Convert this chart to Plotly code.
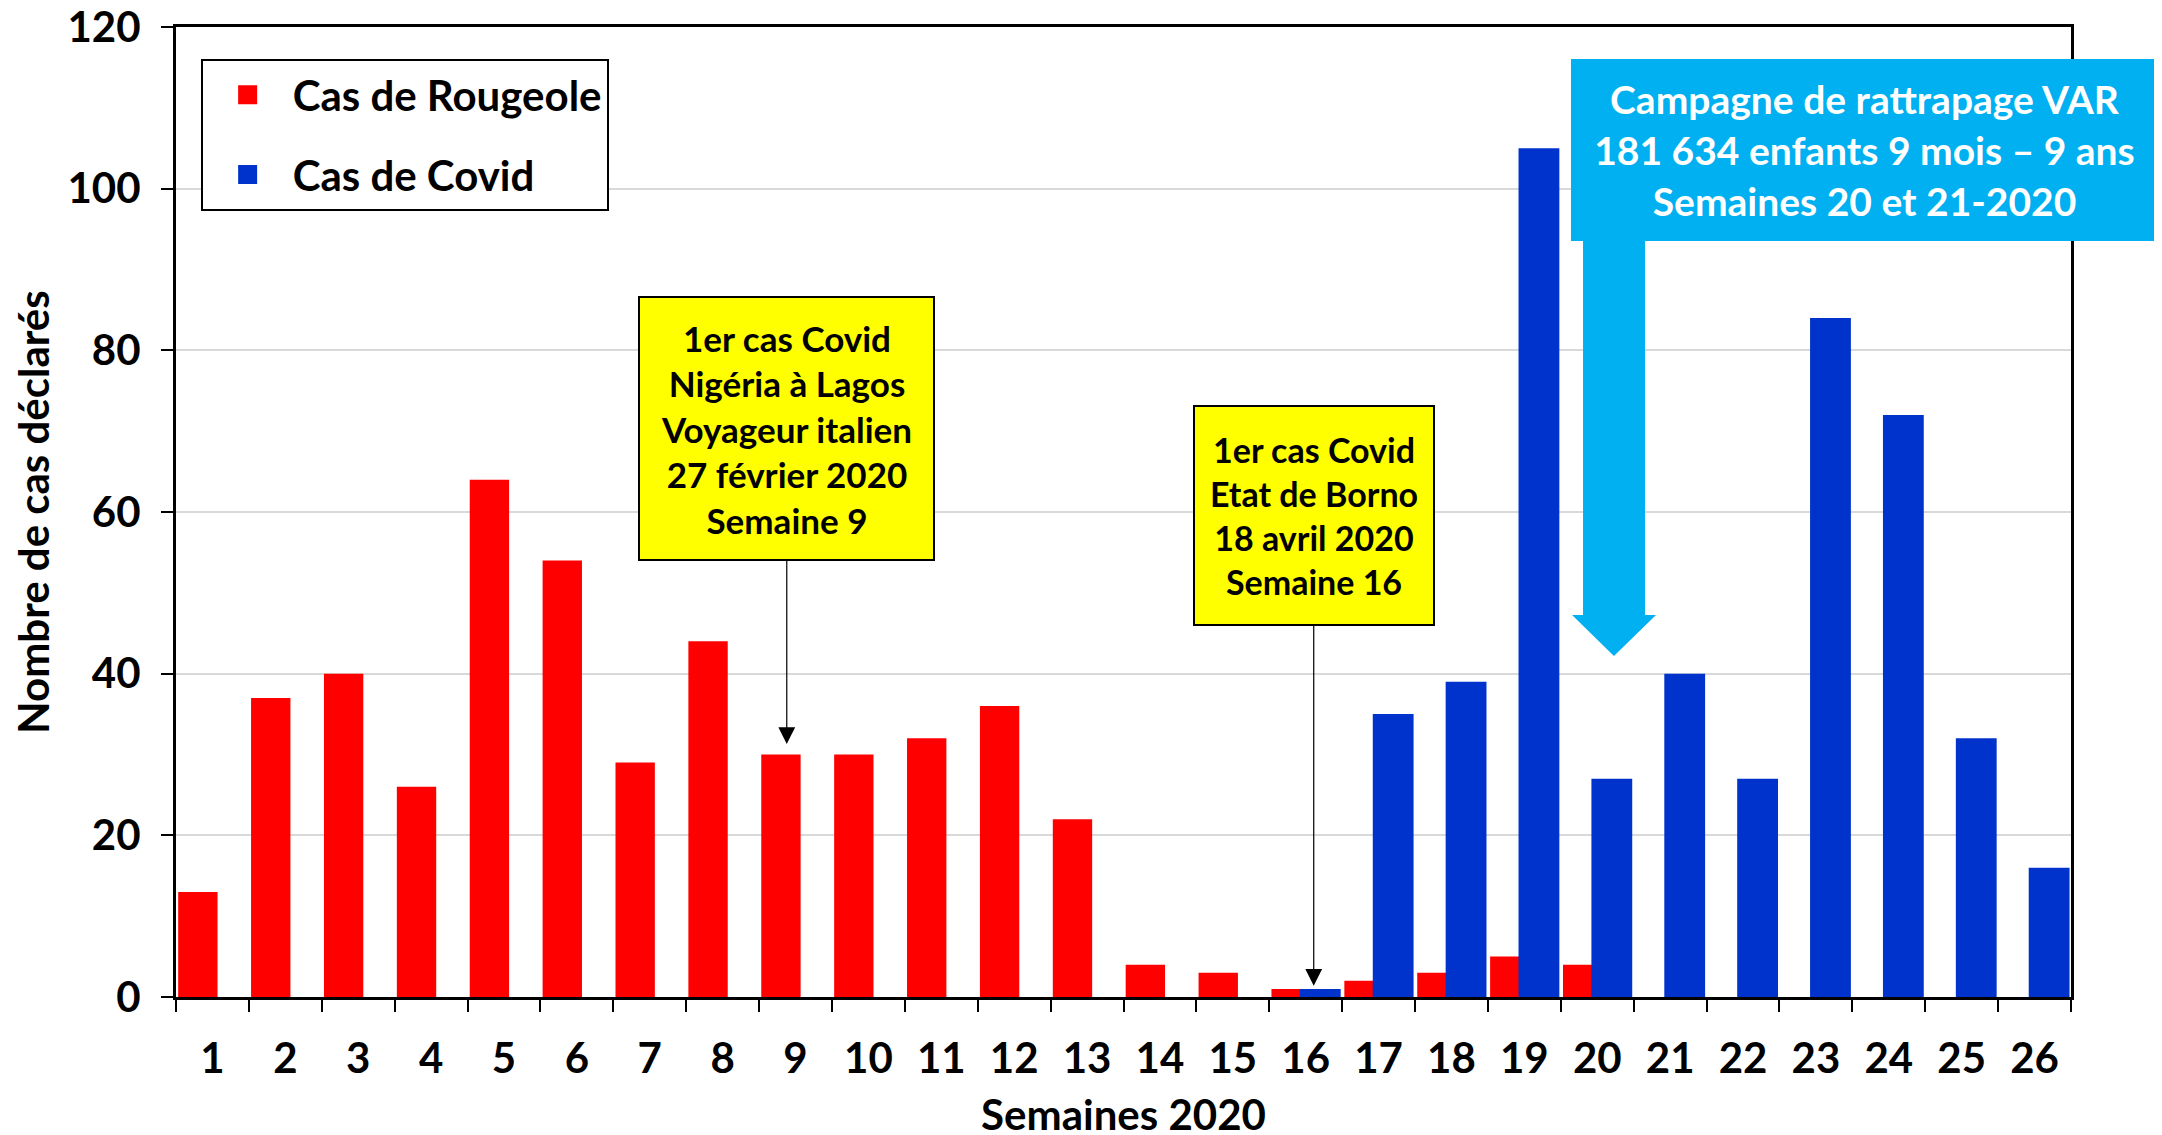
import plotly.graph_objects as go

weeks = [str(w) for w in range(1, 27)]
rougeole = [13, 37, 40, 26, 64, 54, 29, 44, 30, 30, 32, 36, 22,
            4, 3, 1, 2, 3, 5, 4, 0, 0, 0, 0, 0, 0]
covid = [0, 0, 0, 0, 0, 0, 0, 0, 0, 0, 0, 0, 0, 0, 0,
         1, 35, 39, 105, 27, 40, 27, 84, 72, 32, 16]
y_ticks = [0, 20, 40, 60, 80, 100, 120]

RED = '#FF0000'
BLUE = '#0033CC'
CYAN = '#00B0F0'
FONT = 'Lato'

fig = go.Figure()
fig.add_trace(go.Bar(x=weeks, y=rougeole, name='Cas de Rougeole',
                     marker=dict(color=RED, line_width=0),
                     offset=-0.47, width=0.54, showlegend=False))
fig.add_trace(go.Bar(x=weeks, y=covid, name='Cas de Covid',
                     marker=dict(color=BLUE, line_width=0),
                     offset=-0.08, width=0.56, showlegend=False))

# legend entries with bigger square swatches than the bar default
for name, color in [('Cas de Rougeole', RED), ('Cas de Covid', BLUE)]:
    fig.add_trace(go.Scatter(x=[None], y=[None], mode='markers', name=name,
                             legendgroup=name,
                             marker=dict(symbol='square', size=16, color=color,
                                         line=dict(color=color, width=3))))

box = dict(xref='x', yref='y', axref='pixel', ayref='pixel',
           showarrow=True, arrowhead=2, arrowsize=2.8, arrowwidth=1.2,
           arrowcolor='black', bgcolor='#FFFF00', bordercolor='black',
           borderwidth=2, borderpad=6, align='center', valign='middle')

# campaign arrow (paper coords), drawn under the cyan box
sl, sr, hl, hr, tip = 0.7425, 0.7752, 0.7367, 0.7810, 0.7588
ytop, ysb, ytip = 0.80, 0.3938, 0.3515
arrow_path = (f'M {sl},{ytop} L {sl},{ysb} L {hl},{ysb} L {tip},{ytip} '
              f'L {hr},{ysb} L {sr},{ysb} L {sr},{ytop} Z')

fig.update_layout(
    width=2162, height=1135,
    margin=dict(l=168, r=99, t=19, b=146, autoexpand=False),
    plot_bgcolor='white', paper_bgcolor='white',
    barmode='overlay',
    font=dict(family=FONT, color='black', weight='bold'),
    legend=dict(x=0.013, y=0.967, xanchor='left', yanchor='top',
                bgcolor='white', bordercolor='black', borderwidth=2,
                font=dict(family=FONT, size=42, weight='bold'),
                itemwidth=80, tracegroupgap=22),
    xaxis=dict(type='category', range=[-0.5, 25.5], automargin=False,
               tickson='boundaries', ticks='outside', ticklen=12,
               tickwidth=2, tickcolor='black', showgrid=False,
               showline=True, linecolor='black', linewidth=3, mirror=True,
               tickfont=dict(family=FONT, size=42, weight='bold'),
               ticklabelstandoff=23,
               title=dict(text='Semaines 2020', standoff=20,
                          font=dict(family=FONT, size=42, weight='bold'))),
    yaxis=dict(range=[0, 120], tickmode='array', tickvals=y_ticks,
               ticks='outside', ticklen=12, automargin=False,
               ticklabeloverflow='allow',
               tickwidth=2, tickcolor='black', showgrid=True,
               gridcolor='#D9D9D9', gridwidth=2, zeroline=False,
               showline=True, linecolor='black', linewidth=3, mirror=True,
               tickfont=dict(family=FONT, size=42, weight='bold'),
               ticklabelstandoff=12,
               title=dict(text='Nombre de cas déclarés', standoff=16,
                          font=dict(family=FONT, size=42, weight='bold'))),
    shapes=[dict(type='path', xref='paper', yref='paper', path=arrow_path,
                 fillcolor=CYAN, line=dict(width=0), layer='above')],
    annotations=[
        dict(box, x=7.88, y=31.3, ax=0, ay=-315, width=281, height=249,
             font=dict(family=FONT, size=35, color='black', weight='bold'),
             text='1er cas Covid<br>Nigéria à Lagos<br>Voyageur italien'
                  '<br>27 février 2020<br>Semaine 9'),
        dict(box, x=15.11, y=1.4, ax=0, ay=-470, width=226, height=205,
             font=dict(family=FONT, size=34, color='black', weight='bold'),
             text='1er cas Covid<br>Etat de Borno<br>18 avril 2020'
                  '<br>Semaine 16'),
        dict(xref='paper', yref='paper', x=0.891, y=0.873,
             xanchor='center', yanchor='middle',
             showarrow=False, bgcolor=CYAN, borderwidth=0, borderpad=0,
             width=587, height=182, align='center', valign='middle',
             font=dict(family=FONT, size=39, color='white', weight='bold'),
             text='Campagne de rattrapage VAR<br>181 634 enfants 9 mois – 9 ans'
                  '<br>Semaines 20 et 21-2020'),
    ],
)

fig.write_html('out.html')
* * *
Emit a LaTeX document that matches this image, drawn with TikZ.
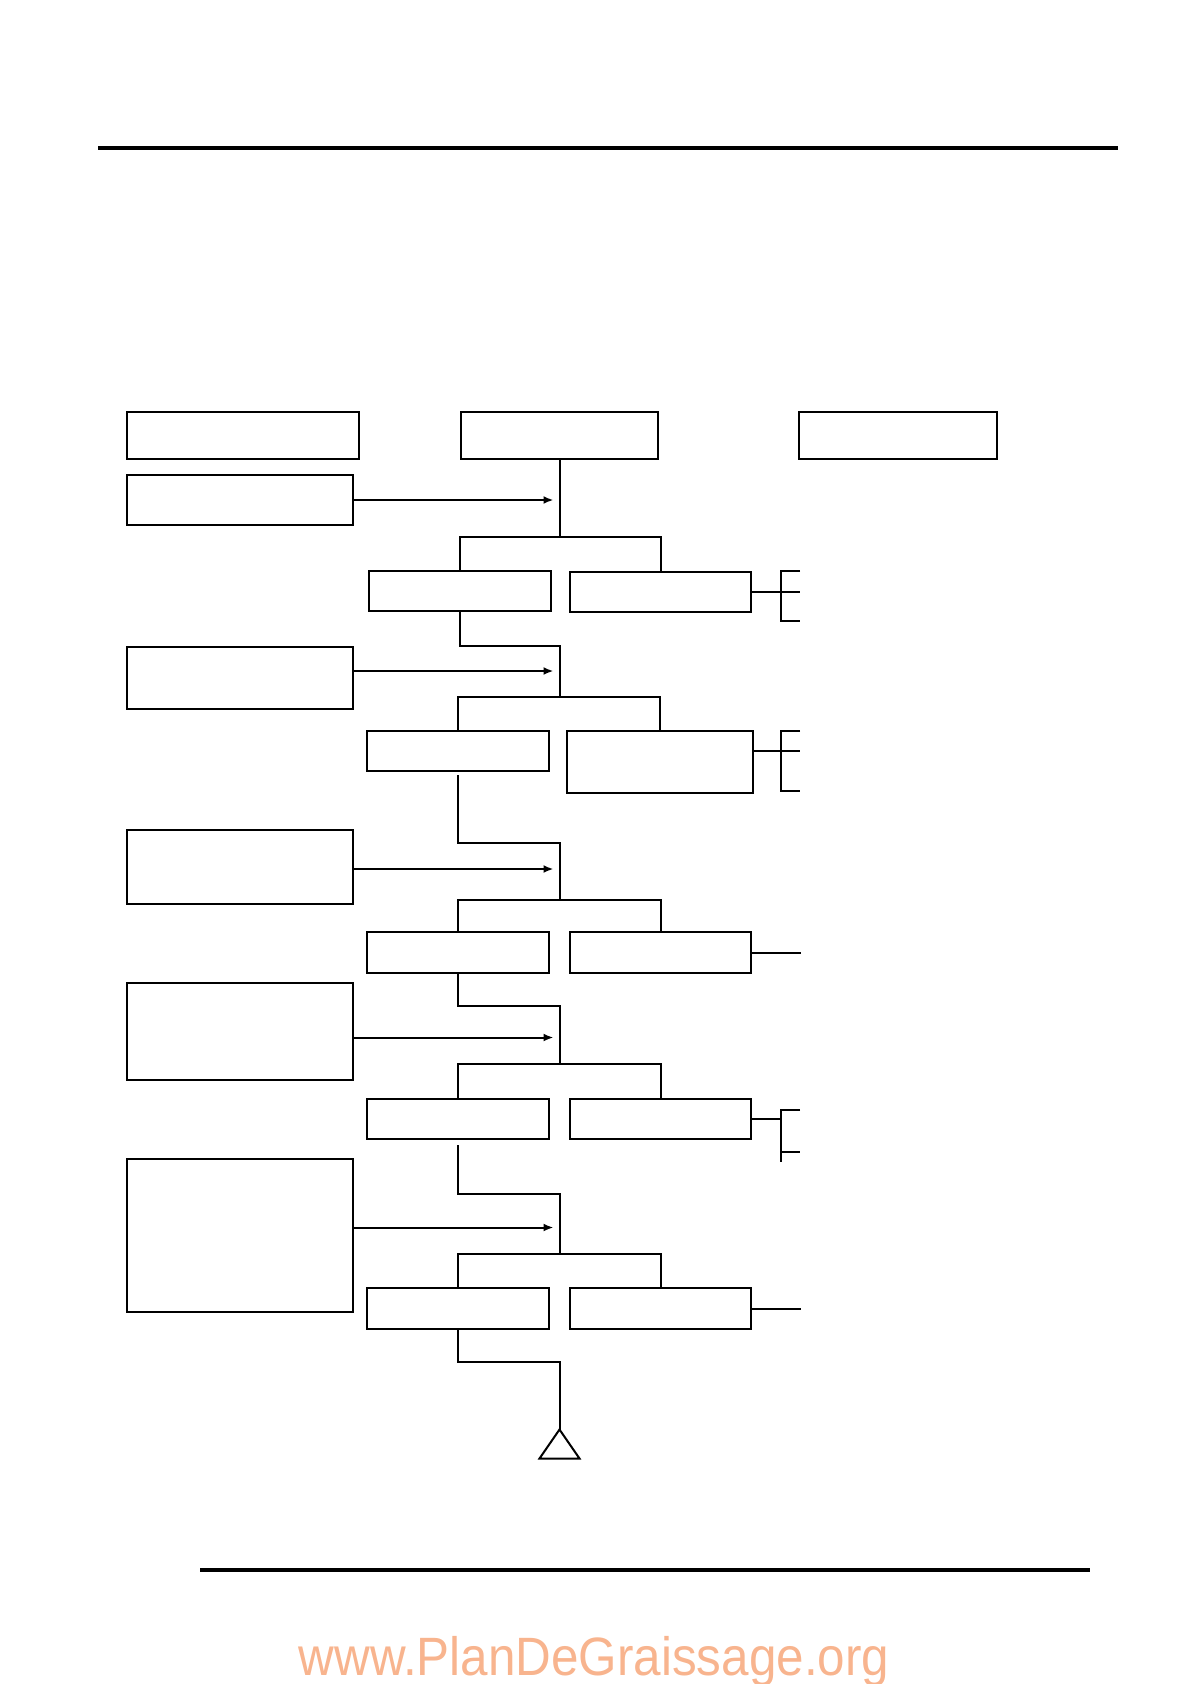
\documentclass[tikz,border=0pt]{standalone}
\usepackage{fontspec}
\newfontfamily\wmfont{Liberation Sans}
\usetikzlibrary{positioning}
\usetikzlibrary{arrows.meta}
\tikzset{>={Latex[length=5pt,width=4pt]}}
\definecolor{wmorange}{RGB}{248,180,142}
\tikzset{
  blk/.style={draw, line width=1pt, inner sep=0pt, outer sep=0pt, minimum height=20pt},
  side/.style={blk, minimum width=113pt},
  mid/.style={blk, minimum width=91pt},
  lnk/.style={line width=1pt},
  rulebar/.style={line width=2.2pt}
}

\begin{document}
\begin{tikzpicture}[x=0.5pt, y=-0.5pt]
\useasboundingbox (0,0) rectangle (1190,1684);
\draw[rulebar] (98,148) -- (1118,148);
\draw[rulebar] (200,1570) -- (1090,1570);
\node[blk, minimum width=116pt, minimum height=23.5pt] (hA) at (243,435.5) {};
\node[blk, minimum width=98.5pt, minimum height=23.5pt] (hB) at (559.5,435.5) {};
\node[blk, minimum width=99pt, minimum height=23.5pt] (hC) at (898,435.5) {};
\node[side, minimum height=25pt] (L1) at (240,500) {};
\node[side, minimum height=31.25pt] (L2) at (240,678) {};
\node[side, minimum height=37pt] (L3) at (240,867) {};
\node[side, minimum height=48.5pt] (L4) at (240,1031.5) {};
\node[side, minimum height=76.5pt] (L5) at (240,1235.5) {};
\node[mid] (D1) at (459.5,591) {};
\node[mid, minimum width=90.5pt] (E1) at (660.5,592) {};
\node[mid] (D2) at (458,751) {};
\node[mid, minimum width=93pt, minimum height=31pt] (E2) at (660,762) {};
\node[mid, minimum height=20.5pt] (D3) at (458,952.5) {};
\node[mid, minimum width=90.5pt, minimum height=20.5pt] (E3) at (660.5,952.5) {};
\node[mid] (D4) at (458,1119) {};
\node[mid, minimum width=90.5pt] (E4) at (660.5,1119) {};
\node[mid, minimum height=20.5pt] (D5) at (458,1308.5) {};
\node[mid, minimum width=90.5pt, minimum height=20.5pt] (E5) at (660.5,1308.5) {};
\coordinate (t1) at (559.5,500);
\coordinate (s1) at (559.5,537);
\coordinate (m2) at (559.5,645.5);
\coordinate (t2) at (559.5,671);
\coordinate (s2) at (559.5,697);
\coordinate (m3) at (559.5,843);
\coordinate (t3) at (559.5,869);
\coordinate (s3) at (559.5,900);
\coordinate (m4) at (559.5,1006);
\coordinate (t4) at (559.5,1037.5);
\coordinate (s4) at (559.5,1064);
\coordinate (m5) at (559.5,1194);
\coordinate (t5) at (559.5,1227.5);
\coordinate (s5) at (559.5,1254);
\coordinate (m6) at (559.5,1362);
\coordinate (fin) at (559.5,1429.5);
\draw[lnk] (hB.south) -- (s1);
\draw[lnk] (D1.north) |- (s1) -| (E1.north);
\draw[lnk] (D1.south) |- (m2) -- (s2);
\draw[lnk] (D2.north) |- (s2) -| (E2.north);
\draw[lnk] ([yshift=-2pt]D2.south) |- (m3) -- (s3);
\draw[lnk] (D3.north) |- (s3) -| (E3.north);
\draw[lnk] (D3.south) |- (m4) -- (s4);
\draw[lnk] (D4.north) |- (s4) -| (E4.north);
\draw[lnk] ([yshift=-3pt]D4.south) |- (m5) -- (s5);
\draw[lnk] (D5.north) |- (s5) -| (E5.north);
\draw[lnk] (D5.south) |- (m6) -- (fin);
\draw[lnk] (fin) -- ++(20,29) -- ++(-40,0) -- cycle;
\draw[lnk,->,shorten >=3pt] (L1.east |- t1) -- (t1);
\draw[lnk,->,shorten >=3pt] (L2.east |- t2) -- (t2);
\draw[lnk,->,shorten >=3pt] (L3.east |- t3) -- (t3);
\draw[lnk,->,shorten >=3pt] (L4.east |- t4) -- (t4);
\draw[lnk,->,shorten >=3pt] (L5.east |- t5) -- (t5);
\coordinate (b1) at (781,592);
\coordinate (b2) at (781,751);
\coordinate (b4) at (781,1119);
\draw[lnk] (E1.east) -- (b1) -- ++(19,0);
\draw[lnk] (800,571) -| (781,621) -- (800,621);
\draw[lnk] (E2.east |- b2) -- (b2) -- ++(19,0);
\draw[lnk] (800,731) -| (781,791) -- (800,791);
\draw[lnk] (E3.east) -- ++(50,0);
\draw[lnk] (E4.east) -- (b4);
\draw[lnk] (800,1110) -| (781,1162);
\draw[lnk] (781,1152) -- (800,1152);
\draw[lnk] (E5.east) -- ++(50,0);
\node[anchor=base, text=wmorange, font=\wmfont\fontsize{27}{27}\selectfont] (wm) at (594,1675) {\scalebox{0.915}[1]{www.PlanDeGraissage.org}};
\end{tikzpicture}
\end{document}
---
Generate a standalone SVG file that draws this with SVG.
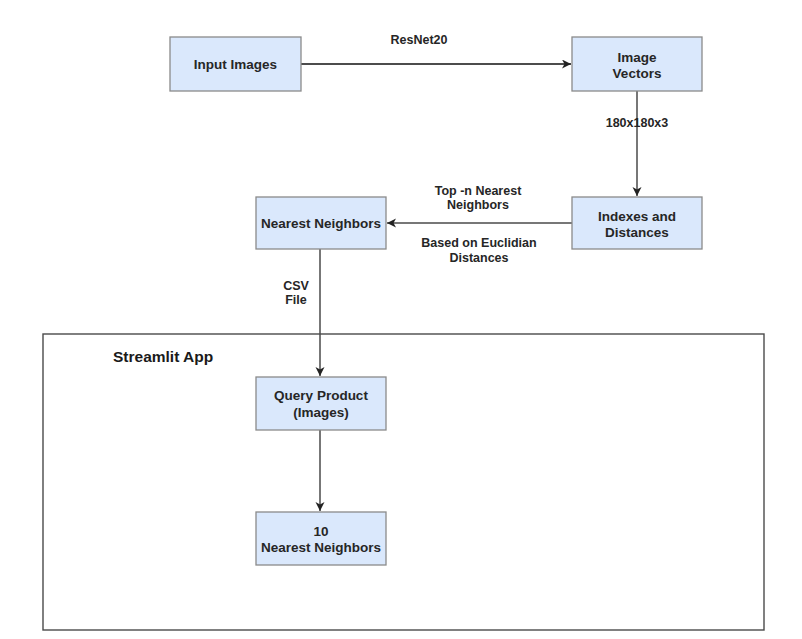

● Exercise instructions
Reproduce exactly the section that begins with the line containing "Convert this chart to Plotly code." and ends with the line containing "FONT = 'Lato'". Both boundary lines belong in the copy, but pictures do not.

● Expected answer
Convert this chart to Plotly code.
import plotly.graph_objects as go

weeks = [str(w) for w in range(1, 27)]
rougeole = [13, 37, 40, 26, 64, 54, 29, 44, 30, 30, 32, 36, 22,
            4, 3, 1, 2, 3, 5, 4, 0, 0, 0, 0, 0, 0]
covid = [0, 0, 0, 0, 0, 0, 0, 0, 0, 0, 0, 0, 0, 0, 0,
         1, 35, 39, 105, 27, 40, 27, 84, 72, 32, 16]
y_ticks = [0, 20, 40, 60, 80, 100, 120]

RED = '#FF0000'
BLUE = '#0033CC'
CYAN = '#00B0F0'
FONT = 'Lato'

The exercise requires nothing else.